Months later I would learn that there was a salesman that was still employed at the competitor, but who had signed on with my former company.  He notified the CEO that he had just met me.

I got off the elevator blindly meandered into the lobby. Stunned again.  The proverbial kick to the nuts after I had already been knocked on the ground.  I heard my heart pounding in my head, the blood swooshing in my ears.  Nothing. That was it.  Not even a severance. I could have fought it but I would have lost.  And I had no money to defend myself.  And the CEO had me by the short hairs. I had violent daydreams filled with revenge fantasies.   I’ve since let it go because I know that contempt kills.

The Lesson(s):

I’m grateful for the experience. It taught me more about myself than any other experience save my father’s diagnosis with ALS.  Powerful. It’s now years later and I thank God I had this experience because I survived. I learned from it and I kept on going. I didn’t die, nothing blew up, and I survived well.  In my mind it was the worst case scenario and I lived through the other side.   I know that no outside force can make me do anything I don’t want to. I am the master of my own fate.  This experience propelled me into entrepreneurial endeavors because I swore I would never…ever work for anyone ever again. I would never give anyone control over my destiny.  Previously I would look to the company I worked at or my business partner for guidance and money making opportunities.  Now I focus on my strengths and make things happen on my own.  I am beholden to nobody.  I’m also tremendously grateful for what I have, and I give thanks to the people that surround me.  I’ve seen what others do in Machiavellian manner. That’s not me. I shower my employees with praise.  In the past I didn’t do this. Then I got my assed kicked and swore I would never treat my employees the way I was treated.  Grateful. Experiencing that and knowing you can survive is what helps you shed fear, and fear will kill you.
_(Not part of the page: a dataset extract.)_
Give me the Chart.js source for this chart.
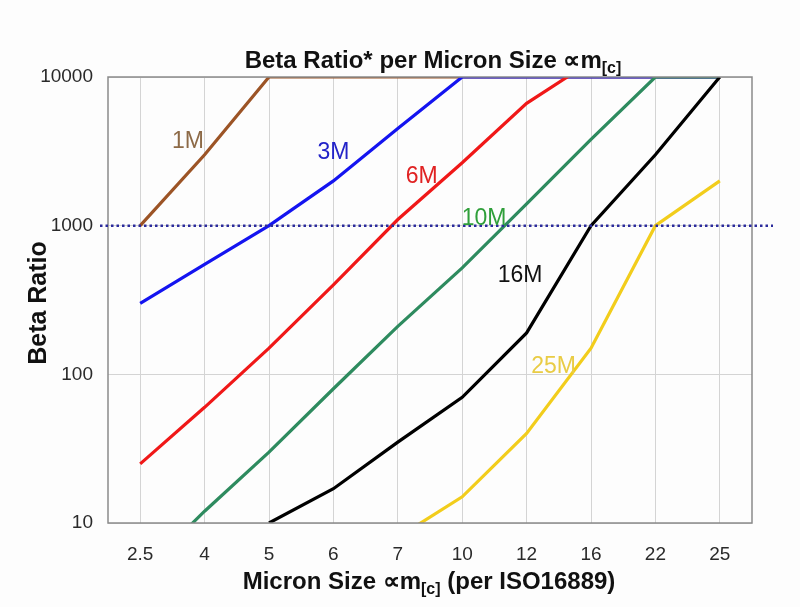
<!DOCTYPE html>
<html>
<head>
<meta charset="utf-8">
<script src="https://cdn.jsdelivr.net/npm/chart.js@4.4.1/dist/chart.umd.min.js"></script>
<style>
  html, body { margin: 0; padding: 0; background: #fdfdfd; }
  #wrap { width: 800px; height: 607px; position: relative; }
</style>
</head>
<body>
<div id="wrap"><canvas id="c" width="800" height="607"></canvas></div>
<script>
// ---- data ----
const categories = ['2.5', '4', '5', '6', '7', '10', '12', '16', '22', '25'];
const yTicks = [10, 100, 1000, 10000];
const beta1M  = [1000, 3000, 10000, 10000, 10000, 10000, 10000, 10000, 10000, 10000];
const beta3M  = [300, 550, 1000, 2000, 4500, 10000, 10000, 10000, 10000, 10000];
const beta6M  = [25, 60, 150, 400, 1100, 2650, 6650, 12700, null, null];
const beta10M = [4.5, 12, 30, 80, 210, 520, 1400, 3800, 10000, 10000];
const beta16M = [null, null, 10, 17, 35, 70, 190, 1000, 3000, 10000];
const beta25M = [null, null, null, null, 8, 15, 40, 150, 1000, 2000];
const referenceBeta = 1000;
// series labels: [text, category position (index), beta value]
const seriesLabels = [
  ['1M', 0.74, 3650],
  ['3M', 3.0, 3100],
  ['6M', 4.37, 2150],
  ['10M', 5.34, 1110],
  ['16M', 5.9, 458],
  ['25M', 6.42, 113]
];

const lineColors = ['#9c5426', '#1414f0', '#f01818', '#2e8b5f', '#000000', '#f2cd1c'];
const labelColors = ['#8d6a47', '#2323c8', '#e02222', '#2f9f3a', '#111111', '#e9cc45'];
const seriesData = [beta1M, beta3M, beta6M, beta10M, beta16M, beta25M];

const FONT = '"Liberation Sans", Arial, sans-serif';

const decorPlugin = {
  id: 'decor',
  afterDatasetsDraw(chart) {
    const ctx = chart.ctx, a = chart.chartArea;
    const xs = chart.scales.x, ys = chart.scales.y;
    ctx.save();
    // frame
    ctx.strokeStyle = '#8a8a8a';
    ctx.lineWidth = 1.5;
    ctx.strokeRect(a.left, a.top, a.right - a.left, a.bottom - a.top);
    // reference dotted line
    const yr = ys.getPixelForValue(referenceBeta);
    ctx.strokeStyle = '#2b2b9c';
    ctx.lineWidth = 2.5;
    ctx.setLineDash([2.5, 3]);
    ctx.beginPath();
    ctx.moveTo(a.left - 8, yr);
    ctx.lineTo(a.right + 21, yr);
    ctx.stroke();
    ctx.setLineDash([]);
    // series labels
    ctx.font = '23px ' + FONT;
    ctx.textAlign = 'center';
    ctx.textBaseline = 'middle';
    seriesLabels.forEach((l, i) => {
      ctx.fillStyle = labelColors[i];
      ctx.fillText(l[0], xs.getPixelForValue(l[1]), ys.getPixelForValue(l[2]));
    });
    ctx.restore();
  },
  afterDraw(chart) {
    const ctx = chart.ctx, a = chart.chartArea;
    ctx.save();
    ctx.fillStyle = '#111111';
    ctx.textBaseline = 'alphabetic';
    function subText(main, sub, cx, baseline, size, subSize, tail) {
      ctx.font = 'bold ' + size + 'px ' + FONT;
      const w1 = ctx.measureText(main).width;
      const w3 = tail ? ctx.measureText(tail).width : 0;
      ctx.font = 'bold ' + subSize + 'px ' + FONT;
      const w2 = ctx.measureText(sub).width;
      let x = cx - (w1 + w2 + w3) / 2;
      ctx.textAlign = 'left';
      ctx.font = 'bold ' + size + 'px ' + FONT;
      ctx.fillText(main, x, baseline);
      x += w1;
      ctx.font = 'bold ' + subSize + 'px ' + FONT;
      ctx.fillText(sub, x, baseline + 5);
      x += w2;
      if (tail) {
        ctx.font = 'bold ' + size + 'px ' + FONT;
        ctx.fillText(tail, x, baseline);
      }
    }
    subText('Beta Ratio* per Micron Size \u221Dm', '[c]', 433, 68, 24, 16, '');
    subText('Micron Size \u221Dm', '[c]', 429, 589, 24, 16, ' (per ISO16889)');
    // y title
    ctx.translate(46, (a.top + a.bottom) / 2 + 3);
    ctx.rotate(-Math.PI / 2);
    ctx.textAlign = 'center';
    ctx.font = 'bold 25px ' + FONT;
    ctx.fillText('Beta Ratio', 0, 0);
    ctx.restore();
  }
};

new Chart(document.getElementById('c'), {
  type: 'line',
  data: {
    labels: categories,
    datasets: seriesData.map((d, i) => ({
      label: ['1M', '3M', '6M', '10M', '16M', '25M'][i],
      data: d,
      borderColor: lineColors[i],
      backgroundColor: lineColors[i],
      borderWidth: 3.2,
      pointRadius: 0,
      tension: 0,
      fill: false,
      spanGaps: false,
      order: 6 - i
    }))
  },
  options: {
    responsive: false,
    animation: false,
    layout: { padding: { left: 0, right: 48, top: 77, bottom: 0 } },
    plugins: { legend: { display: false }, title: { display: false }, tooltip: { enabled: false } },
    scales: {
      x: {
        type: 'category',
        offset: true,
        grid: { display: true, color: '#d4d4d4', lineWidth: 1, drawTicks: false, offset: false },
        border: { display: false },
        ticks: { color: '#2a2a2a', font: { family: FONT, size: 19 }, padding: 20, maxRotation: 0, autoSkip: false },
        afterFit(s) { s.height = 84; }
      },
      y: {
        type: 'logarithmic',
        min: 10,
        max: 10000,
        grid: { display: true, color: '#d4d4d4', lineWidth: 1, drawTicks: false },
        border: { display: false },
        afterBuildTicks(s) { s.ticks = yTicks.map(v => ({ value: v, major: true })); },
        ticks: { color: '#2a2a2a', font: { family: FONT, size: 19 }, padding: 15, callback: v => String(v) },
        afterFit(s) { s.width = 108; }
      }
    }
  },
  plugins: [decorPlugin]
});
</script>
</body>
</html>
Because I’m a loser, and because I’ve had my ass kicked and because I have scar tissue, I don’t sweat the small stuff. I also focus on improving myself daily so that I never have to be reliant on anyone else for my own success.  At that job I looked  to others for more money and more responsibility instead of just closing more business and showing him by my actions that I should be promoted. I can see this now, but I was blind to my own blindness then. I know I can survive anything you throw at me.

I’m fearless.

We don’t waste time seeing what the competition does, we plow our own path.  I know myself better than I ever have. I know what my strengths are and how I can profit from them in a start-up environment as a true entrepreneur.  I aggressively focus on my biggest ideas because anything less would be falling short of the standards I set for myself.   Silverback provides big solutions for big companies doing big things.  I don’t panic. I don’t freak out.  If I never got my ass kicked I would have still been a “sales manager”…not a Founder and CEO.

So if you’ve just gotten your ass kicked. Get up, wipe the blood off your face and thank God for this lesson.  Be grateful for your scar tissue, learn from it, and take that first step forward.  I know I did.  My head is bloodied, but unbowed. 

So let’s hear it – are you a loser too? Have you had your ass kicked before? Has it helped, or hurt you?  Share below.